Please forgive my absence. There is no excuse, except to say, “I took a long journey. No, not to some fabulous island, or a trip abroad, but rather to my novels, the ones waiting to get published. I wanted to go back over each one with a new fine-tooth comb.”
These have gone through critique groups, gentle reading from other writers, but when a writer friend said she would do a “beta” read, this intrigued me. She did some of a novel, and we met to discuss her findings. Yikes. I got more information about my writing than I did from an editor, and she’s not finished yet.
So, I offered to “beta” read her novel.
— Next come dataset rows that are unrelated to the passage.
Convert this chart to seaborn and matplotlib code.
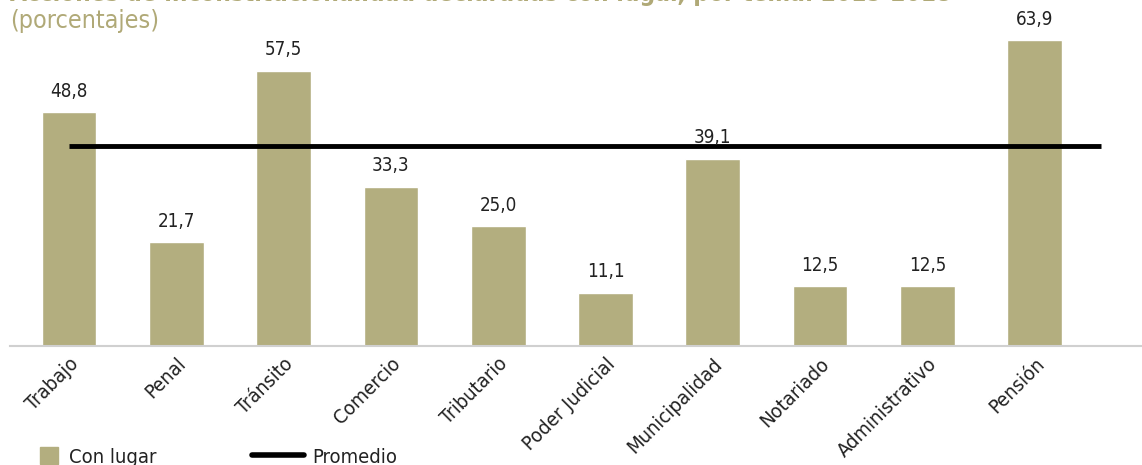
import matplotlib
matplotlib.use("Agg")
import matplotlib.pyplot as plt
import matplotlib.patches as mpatches
from matplotlib.lines import Line2D
from matplotlib.font_manager import FontProperties
import pandas as pd
import seaborn as sns

# ------------------------------------------------------------
# Acciones de inconstitucionalidad declaradas con lugar, por tema
# ------------------------------------------------------------

temas = ["Trabajo", "Penal", "Tránsito", "Comercio", "Tributario",
         "Poder Judicial", "Municipalidad", "Notariado", "Administrativo", "Pensión"]
con_lugar = [48.8, 21.7, 57.5, 33.3, 25.0, 11.1, 39.1, 12.5, 12.5, 63.9]
promedio = 41.7

titulo = "Acciones de inconstitucionalidad declaradas con lugar, por tema. 2015-2018"
subtitulo = "(porcentajes)"

BAR = "#b3ae7f"
TITLE = "#b0a977"
INK = "#222222"

sns.set_theme(style="white")
plt.rcParams["font.family"] = ["DejaVu Sans"]
plt.rcParams["font.stretch"] = "condensed"


def fp(size, weight="normal"):
    return FontProperties(family="DejaVu Sans", stretch="condensed",
                          weight=weight, size=size)


df = pd.DataFrame({"tema": temas, "valor": con_lugar})

W, H = 1142, 465
fig = plt.figure(figsize=(W / 100, H / 100), dpi=100)
ax = fig.add_axes([10 / W, (H - 346) / H, 1132 / W, 335 / H])

sns.barplot(data=df, x="tema", y="valor", color=BAR, width=0.51,
            saturation=1, ax=ax)

ax.hlines(promedio, 0, 9.62, color="black", linewidth=3.5, zorder=3)

for i, v in enumerate(con_lugar):
    ax.text(i, v + 2.4, f"{v:.1f}".replace(".", ","), ha="center", va="bottom",
            fontproperties=fp(13.5), color=INK)

ax.set_xlim(-0.55, 10.0)
ax.set_ylim(0, 70)
ax.set_xlabel("")
ax.set_ylabel("")
ax.set_yticks([])
for s in ["top", "right", "left"]:
    ax.spines[s].set_visible(False)
ax.spines["bottom"].set_color("#d0d0d0")
ax.spines["bottom"].set_linewidth(1.5)
ax.tick_params(axis="x", length=0, pad=6)
ax.set_xticks(range(len(temas)))
ax.set_xticklabels(temas, rotation=45, ha="right", rotation_mode="anchor",
                   fontproperties=fp(14.5), color=INK)

fig.text(10 / W, 1 - 1 / H, titulo, ha="left", va="baseline",
         fontproperties=fp(17.5, "bold"), color=TITLE)
fig.text(10 / W, 1 - 9 / H, subtitulo, ha="left", va="top",
         fontproperties=fp(18), color=TITLE)

leg1 = fig.legend(handles=[mpatches.Patch(color=BAR, label="Con lugar")],
                  loc="center left", bbox_to_anchor=(40 / W, 1 - 457 / H),
                  frameon=False, prop=fp(14.5), borderpad=0, borderaxespad=0,
                  handlelength=0.9, handleheight=0.9, handletextpad=0.55)
leg2 = fig.legend(handles=[Line2D([0], [0], color="black", linewidth=4,
                                  label="Promedio")],
                  loc="center left", bbox_to_anchor=(252 / W, 1 - 457 / H),
                  frameon=False, prop=fp(14.5), borderpad=0, borderaxespad=0,
                  handlelength=2.6, handletextpad=0.4)
for leg in (leg1, leg2):
    for t in leg.get_texts():
        t.set_color(INK)

fig.savefig("out.png", dpi=100)
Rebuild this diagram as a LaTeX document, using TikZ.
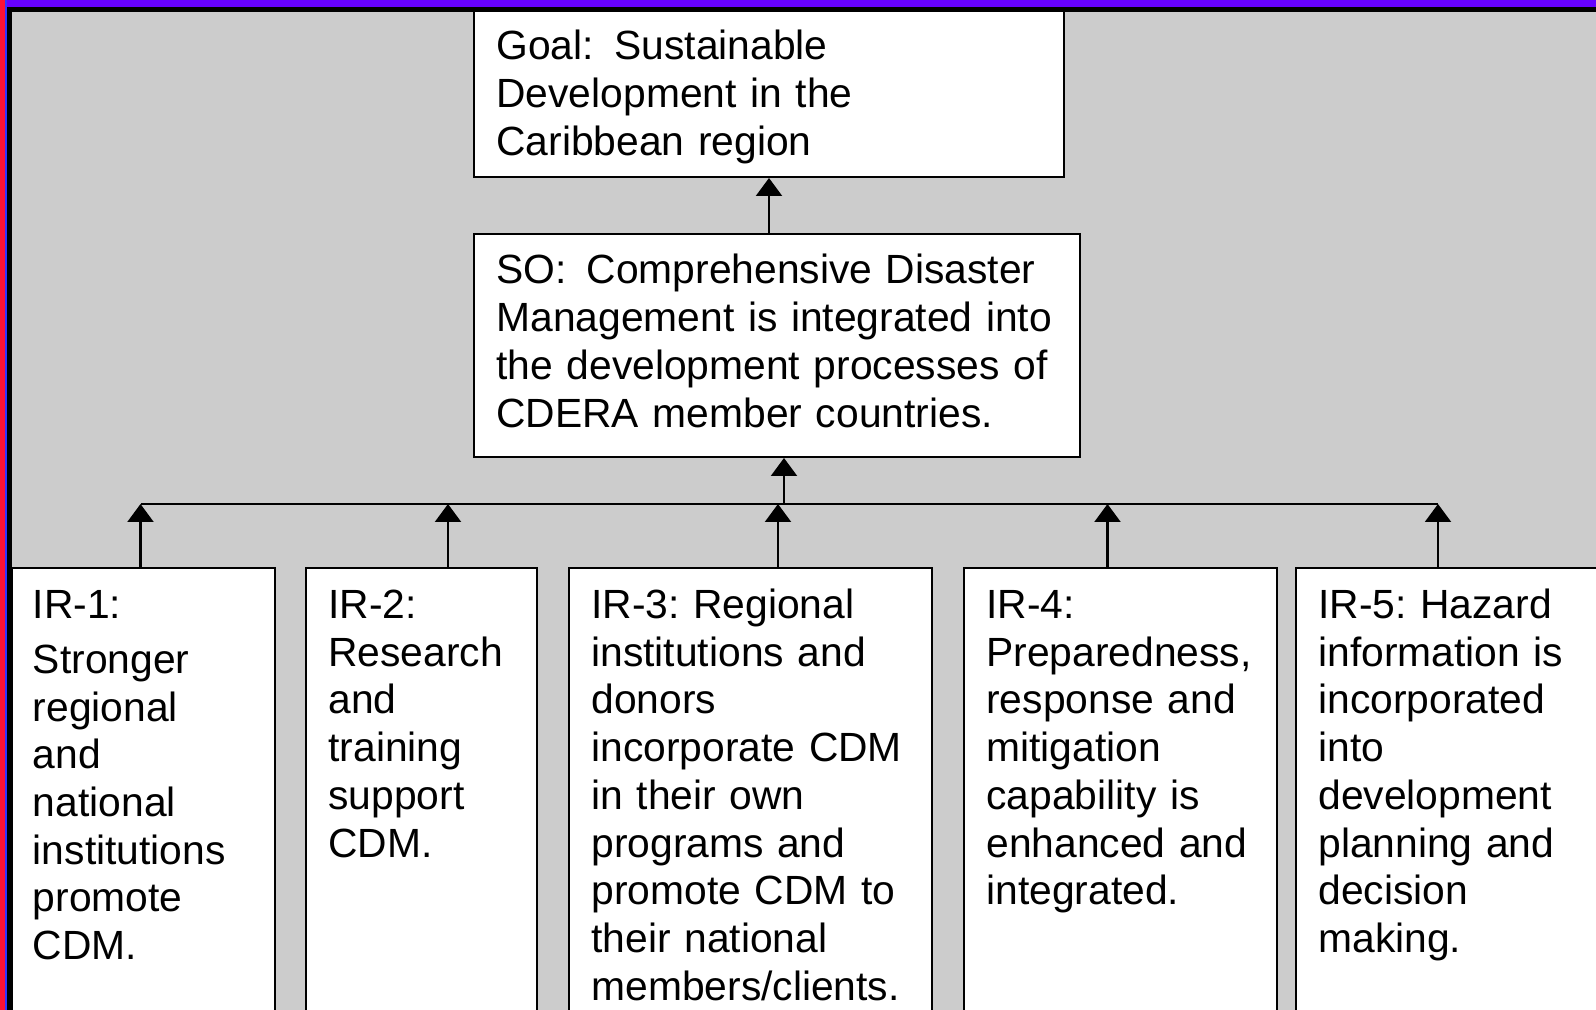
\documentclass[tikz,border=0pt]{standalone}
\usepackage{fontspec}
\setmainfont{Liberation Sans}
\usetikzlibrary{arrows.meta}
\definecolor{bg}{HTML}{CCCCCC}
\definecolor{topband}{HTML}{6600FF}
\definecolor{redband}{HTML}{FF1133}
\definecolor{blueband}{HTML}{3333FF}
\frenchspacing
\begin{document}
\begin{tikzpicture}[x=0.5pt,y=-0.5pt,
  box/.style={draw=black, line width=1pt, fill=white, inner sep=0pt},
  txt/.style={anchor=base west, inner sep=0pt, align=left, text width=290pt,
    font=\frenchspacing\fontsize{20.4}{23.85}\selectfont},
  arr/.style={line width=1.1pt, -{Triangle[width=13pt,length=9pt]}},
  bus/.style={line width=1.1pt}]
\clip (0,0) rectangle (1596,1010);
\fill[bg] (0,0) rectangle (1596,1010);
\fill[topband] (0,0) rectangle (1596,7);
\fill[black] (7,7) rectangle (1596,12);
\fill[black] (7,7) rectangle (12,1010);
\fill[blueband] (5,0) rectangle (7,1010);
\fill[redband] (0,0) rectangle (5,1010);

% boxes
\node[box, minimum width=295pt, minimum height=83pt] (goal) at (769,94) {};
\node[box, minimum width=303pt, minimum height=111.5pt] (so) at (777,345.5) {};
\node[box, minimum width=131.5pt, minimum height=231pt] (ir1) at (143.5,799) {};
\node[box, minimum width=115.5pt, minimum height=231pt] (ir2) at (421.5,799) {};
\node[box, minimum width=181.5pt, minimum height=231pt] (ir3) at (750.5,799) {};
\node[box, minimum width=156.5pt, minimum height=231pt] (ir4) at (1120.5,799) {};
\node[box, minimum width=162pt, minimum height=231pt] (ir5) at (1458,799) {};

% texts
\node[txt, text width=280pt] (goalt) at (496,60) {Goal:\hspace{10.3pt}Sustainable\\Development in the\\Caribbean region};
\node[txt, text width=295pt] (sot) at (496,284) {SO:\hspace{10pt}Comprehensive Disaster\\Management is integrated into\\the development processes of\\CDERA member countries.};
\node[txt, text width=125pt] (ir1t) at (32.5,618.5) {IR-1:\\[3.6pt]Stronger\\regional\\and\\national\\institutions\\promote\\CDM.};
\node[txt, text width=110pt] (ir2t) at (328,618.5) {IR-2:\\Research\\and\\training\\support\\CDM.};
\node[txt, text width=175pt] (ir3t) at (591,618.5) {IR-3: Regional\\institutions and\\donors\\incorporate CDM\\in their own\\programs and\\promote CDM to\\their national\\members/clients.};
\node[txt, text width=150pt] (ir4t) at (986,618.5) {IR-4:\\Preparedness,\\response and\\mitigation\\capability is\\enhanced and\\integrated.};
\node[txt, text width=150pt] (ir5t) at (1318,618.5) {IR-5: Hazard\\information is\\incorporated\\into\\development\\planning and\\decision\\making.};

% connectors
\coordinate (b1) at (140.5,504);
\coordinate (b2) at (448,504);
\coordinate (b3) at (778,504);
\coordinate (b4) at (1107.5,504);
\coordinate (b5) at (1438,504);
\coordinate (bm) at (784,504);
\draw[bus] (b1) -- (b5);
\draw[arr] (b1 |- ir1.north) -- (b1);
\draw[arr] (b2 |- ir2.north) -- (b2);
\draw[arr] (b3 |- ir3.north) -- (b3);
\draw[arr] (b4 |- ir4.north) -- (b4);
\draw[arr] (b5 |- ir5.north) -- (b5);
\draw[arr] (bm) -- (bm |- so.south);
\draw[arr] (goal.south |- so.north) -- (goal.south);
\end{tikzpicture}
\end{document}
I gave her some of my findings and surprised myself with what bits and pieces I caught. My red pen got heated, as did my mind and creative side. Okay, I got picky, if not for her, for me, and my instincts sharpened.
Then, I decided to take my own novel and do MY “beta” read. I did not hold back. I searched for words, phrases, out of place scenes, duplicate words, and I was not easy on myself.
No, I did not do this on the computer (another long journey), rather I printed out 335 pages, got a new red pen, and in the evenings, I went to work. I read, marked, marked, marked, and then read again. I was on a ROLL. The red ink ran out, but I do keep a small stash of these red pens at hand.
I felt in control of me and my writing. When I came to something questionable, a big red “X” went across the page. I wasn’t critiquing me, I was critiquing my writing. And, I noticed the sensor stayed out of the way.
I need to thank my “beta” read person and all the pain she caused me. Why? Because, I now know how to critique myself in a new and inventive way. Does this hurt? YES. Does this help? YES. I can take a look at my words and see beyond the letters into the depths of the story.
Now, I’m back and ready to put some of the red marks into a revision of one novel. Might end up with eight or nine (8-9) revisions; but if it takes ten, I’m on my way.
Let me hear from you and any of your experiences with a “beta” read or your ways to re-read your work and come out exhausted, but knowing you are on a new plateau.
I’ll be back sooner, and thanks for the new journey.